Mumbai Housing Market Sees Premium Wadala Development
A new wave of luxury residential development is taking shape in central Mumbai, with Raymond Realty unveiling a nearly ₹5,000 crore housing project on a 5.62‑acre site in Wadala, signalling renewed confidence in premium urban housing and infrastructure‑led growth. Beyond its revenue potential, the scheme underscores shifting demand patterns in the Mumbai Metropolitan Region (MMR), where connectivity improvements and lifestyle aspirations are reshaping where and how residents choose to live.
Branded The Address by GS, Wadala, the development spans a large urban plot that has benefited from years of infrastructure upgrades, including proximity to key road arteries, rail links and planned metro expansions that enhance access to business districts. Situated between traditional employment hubs and new commercial corridors, Wadala’s transformation into a preferred residential location reflects broader metropolitan land‑use dynamics where centrality and mobility co‑drive value. The project proposes multiple high‑rise towers featuring premium 2‑ and 3‑BHK apartments tailored to affluent end users and upgraders seeking space, natural light and comprehensive amenity offerings. Analysts point out that large‑format developments like this — integrating leisure, wellness and potentially retail components — are increasingly curated to support holistic urban living rather than mere housing stock, particularly in dense markets where residents prioritise lifestyle alongside connectivity.
Industry observers note that the ₹5,000 crore revenue estimate signals strong developer confidence in Mumbai’s luxury segment, even amid intermittent economic headwinds and financing pressures. This confidence is anchored in resilient end‑user demand, constrained supply in prime locations, and the city’s unmatched position as India’s financial and commercial nucleus. Such large‑scale launches also reflect strategic positioning by developers aiming to balance asset‑light growth models with high‑value land parcels that deliver strong returns over long development cycles. However, while the headline revenue figure is ambitious, crucial details like total unit counts, pricing bands and phasing remain to be communicated as the project advances through regulatory and construction milestones. Urban planning professionals caution that luxury projects in central cities must also address broader sustainability criteria, including energy efficiency, green building certifications and water resource management — factors that increasingly influence buyer preferences and regulatory frameworks in climate‑sensitive megacities.

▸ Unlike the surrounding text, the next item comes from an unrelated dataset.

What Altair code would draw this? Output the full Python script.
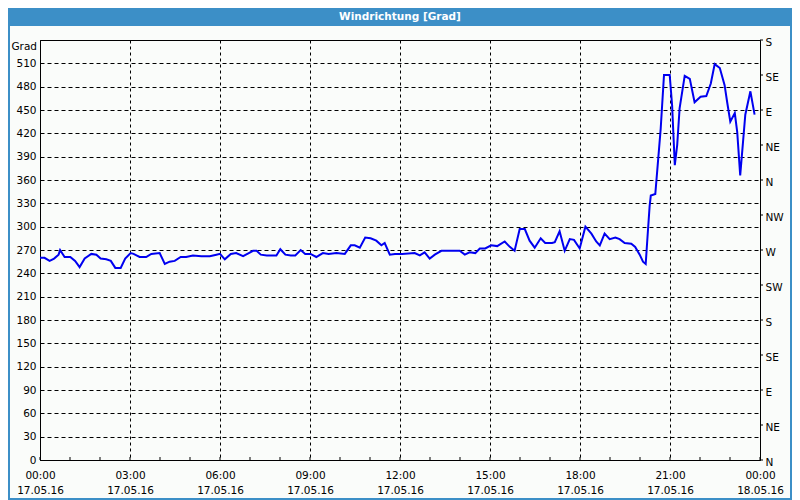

From a land‑use perspective, developments of this scale contribute to pressures on central urban parcels, often driving land prices upward and influencing adjacent micro‑market dynamics. For prospective residents and investors, key considerations will include integration with public transport, first/last‑mile connectivity, and the evolving mix of amenities in Wadala and surrounding districts. Placemaking that supports walkability, public spaces and shared social infrastructure can enhance overall liveability in dense urban contexts.
For the MMR housing market, this launch highlights a dual trend: continued premium demand in well‑connected central locations, and developer strategies that leverage Mumbai’s infrastructure upgrades to maximise value. As the sector evolves, balanced supply across income segments and emphasis on sustainable urban design will remain critical to ensuring that housing growth aligns with broader goals of equitable access, reduced commute emissions and resilient cityscapes.